Give the data again exactly as written, skipping any pictures.

---

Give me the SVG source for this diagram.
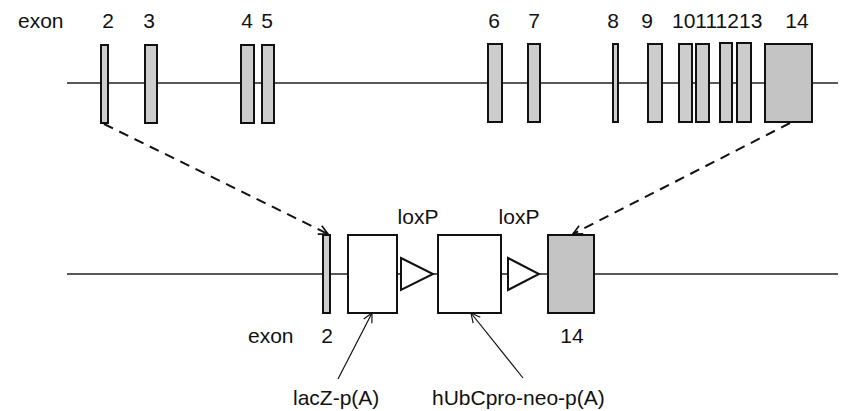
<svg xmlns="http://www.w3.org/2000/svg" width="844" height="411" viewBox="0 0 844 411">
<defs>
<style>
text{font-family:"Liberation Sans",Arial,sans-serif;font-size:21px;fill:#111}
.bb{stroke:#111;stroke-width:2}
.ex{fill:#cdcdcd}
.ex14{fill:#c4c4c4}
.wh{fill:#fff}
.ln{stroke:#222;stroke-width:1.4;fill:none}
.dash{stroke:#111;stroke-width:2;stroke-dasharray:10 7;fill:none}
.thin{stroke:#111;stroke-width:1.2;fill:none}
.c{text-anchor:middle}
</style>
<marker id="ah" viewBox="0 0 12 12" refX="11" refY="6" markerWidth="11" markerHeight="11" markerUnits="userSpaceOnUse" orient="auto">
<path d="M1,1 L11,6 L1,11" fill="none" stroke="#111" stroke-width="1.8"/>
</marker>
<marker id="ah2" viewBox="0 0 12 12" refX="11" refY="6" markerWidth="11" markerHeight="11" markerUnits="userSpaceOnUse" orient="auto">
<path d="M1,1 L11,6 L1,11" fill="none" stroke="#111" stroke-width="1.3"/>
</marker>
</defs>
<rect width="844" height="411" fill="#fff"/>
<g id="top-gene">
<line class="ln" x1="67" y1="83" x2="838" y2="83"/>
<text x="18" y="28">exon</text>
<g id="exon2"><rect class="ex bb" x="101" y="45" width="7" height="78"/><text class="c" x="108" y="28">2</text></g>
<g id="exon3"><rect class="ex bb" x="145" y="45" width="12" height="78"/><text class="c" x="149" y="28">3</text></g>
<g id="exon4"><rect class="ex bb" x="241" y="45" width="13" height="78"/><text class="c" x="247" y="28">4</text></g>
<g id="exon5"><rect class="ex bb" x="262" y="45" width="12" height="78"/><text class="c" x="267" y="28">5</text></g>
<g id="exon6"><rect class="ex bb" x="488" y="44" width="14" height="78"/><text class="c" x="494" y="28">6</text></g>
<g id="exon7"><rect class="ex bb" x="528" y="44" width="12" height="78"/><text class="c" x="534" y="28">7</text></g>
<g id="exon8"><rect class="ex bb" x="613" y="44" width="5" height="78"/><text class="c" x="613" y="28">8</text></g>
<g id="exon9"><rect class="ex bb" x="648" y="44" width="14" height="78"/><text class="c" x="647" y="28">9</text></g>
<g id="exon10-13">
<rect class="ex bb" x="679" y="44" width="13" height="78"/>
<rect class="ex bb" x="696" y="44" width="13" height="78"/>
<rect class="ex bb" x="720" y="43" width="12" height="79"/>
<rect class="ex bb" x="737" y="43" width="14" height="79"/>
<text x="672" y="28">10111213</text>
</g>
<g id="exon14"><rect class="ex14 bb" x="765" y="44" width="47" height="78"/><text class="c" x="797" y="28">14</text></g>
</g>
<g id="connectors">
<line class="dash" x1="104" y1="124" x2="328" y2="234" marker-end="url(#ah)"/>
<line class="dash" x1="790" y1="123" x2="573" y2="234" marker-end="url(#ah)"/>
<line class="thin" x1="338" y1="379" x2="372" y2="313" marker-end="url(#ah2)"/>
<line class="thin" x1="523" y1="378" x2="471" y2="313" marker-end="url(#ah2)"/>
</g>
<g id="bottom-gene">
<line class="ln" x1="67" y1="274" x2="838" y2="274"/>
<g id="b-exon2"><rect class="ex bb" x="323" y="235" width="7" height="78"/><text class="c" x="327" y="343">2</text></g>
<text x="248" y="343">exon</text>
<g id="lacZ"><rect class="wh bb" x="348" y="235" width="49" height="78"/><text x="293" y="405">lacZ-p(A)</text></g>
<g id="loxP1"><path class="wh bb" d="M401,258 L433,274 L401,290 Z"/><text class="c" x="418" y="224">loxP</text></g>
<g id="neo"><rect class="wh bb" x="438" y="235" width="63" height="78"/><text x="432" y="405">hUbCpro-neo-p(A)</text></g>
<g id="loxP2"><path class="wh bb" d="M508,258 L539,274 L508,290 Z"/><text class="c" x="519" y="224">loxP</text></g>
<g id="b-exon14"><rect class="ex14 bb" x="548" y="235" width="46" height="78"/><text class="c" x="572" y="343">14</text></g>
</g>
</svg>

---

— PROBLEM SOLUTION —
Give me the SVG source for this diagram.
<svg xmlns="http://www.w3.org/2000/svg" width="844" height="411" viewBox="0 0 844 411">
<defs>
<style>
text{font-family:"Liberation Sans",Arial,sans-serif;font-size:21px;fill:#111}
.bb{stroke:#111;stroke-width:2}
.ex{fill:#cdcdcd}
.ex14{fill:#c4c4c4}
.wh{fill:#fff}
.ln{stroke:#222;stroke-width:1.4;fill:none}
.dash{stroke:#111;stroke-width:2;stroke-dasharray:10 7;fill:none}
.thin{stroke:#111;stroke-width:1.2;fill:none}
.c{text-anchor:middle}
</style>
<marker id="ah" viewBox="0 0 12 12" refX="11" refY="6" markerWidth="11" markerHeight="11" markerUnits="userSpaceOnUse" orient="auto">
<path d="M1,1 L11,6 L1,11" fill="none" stroke="#111" stroke-width="1.8"/>
</marker>
<marker id="ah2" viewBox="0 0 12 12" refX="11" refY="6" markerWidth="11" markerHeight="11" markerUnits="userSpaceOnUse" orient="auto">
<path d="M1,1 L11,6 L1,11" fill="none" stroke="#111" stroke-width="1.3"/>
</marker>
</defs>
<rect width="844" height="411" fill="#fff"/>
<g id="top-gene">
<line class="ln" x1="67" y1="83" x2="838" y2="83"/>
<text x="18" y="28">exon</text>
<g id="exon2"><rect class="ex bb" x="101" y="45" width="7" height="78"/><text class="c" x="108" y="28">2</text></g>
<g id="exon3"><rect class="ex bb" x="145" y="45" width="12" height="78"/><text class="c" x="149" y="28">3</text></g>
<g id="exon4"><rect class="ex bb" x="241" y="45" width="13" height="78"/><text class="c" x="247" y="28">4</text></g>
<g id="exon5"><rect class="ex bb" x="262" y="45" width="12" height="78"/><text class="c" x="267" y="28">5</text></g>
<g id="exon6"><rect class="ex bb" x="488" y="44" width="14" height="78"/><text class="c" x="494" y="28">6</text></g>
<g id="exon7"><rect class="ex bb" x="528" y="44" width="12" height="78"/><text class="c" x="534" y="28">7</text></g>
<g id="exon8"><rect class="ex bb" x="613" y="44" width="5" height="78"/><text class="c" x="613" y="28">8</text></g>
<g id="exon9"><rect class="ex bb" x="648" y="44" width="14" height="78"/><text class="c" x="647" y="28">9</text></g>
<g id="exon10-13">
<rect class="ex bb" x="679" y="44" width="13" height="78"/>
<rect class="ex bb" x="696" y="44" width="13" height="78"/>
<rect class="ex bb" x="720" y="43" width="12" height="79"/>
<rect class="ex bb" x="737" y="43" width="14" height="79"/>
<text x="672" y="28">10111213</text>
</g>
<g id="exon14"><rect class="ex14 bb" x="765" y="44" width="47" height="78"/><text class="c" x="797" y="28">14</text></g>
</g>
<g id="connectors">
<line class="dash" x1="104" y1="124" x2="328" y2="234" marker-end="url(#ah)"/>
<line class="dash" x1="790" y1="123" x2="573" y2="234" marker-end="url(#ah)"/>
<line class="thin" x1="338" y1="379" x2="372" y2="313" marker-end="url(#ah2)"/>
<line class="thin" x1="523" y1="378" x2="471" y2="313" marker-end="url(#ah2)"/>
</g>
<g id="bottom-gene">
<line class="ln" x1="67" y1="274" x2="838" y2="274"/>
<g id="b-exon2"><rect class="ex bb" x="323" y="235" width="7" height="78"/><text class="c" x="327" y="343">2</text></g>
<text x="248" y="343">exon</text>
<g id="lacZ"><rect class="wh bb" x="348" y="235" width="49" height="78"/><text x="293" y="405">lacZ-p(A)</text></g>
<g id="loxP1"><path class="wh bb" d="M401,258 L433,274 L401,290 Z"/><text class="c" x="418" y="224">loxP</text></g>
<g id="neo"><rect class="wh bb" x="438" y="235" width="63" height="78"/><text x="432" y="405">hUbCpro-neo-p(A)</text></g>
<g id="loxP2"><path class="wh bb" d="M508,258 L539,274 L508,290 Z"/><text class="c" x="519" y="224">loxP</text></g>
<g id="b-exon14"><rect class="ex14 bb" x="548" y="235" width="46" height="78"/><text class="c" x="572" y="343">14</text></g>
</g>
</svg>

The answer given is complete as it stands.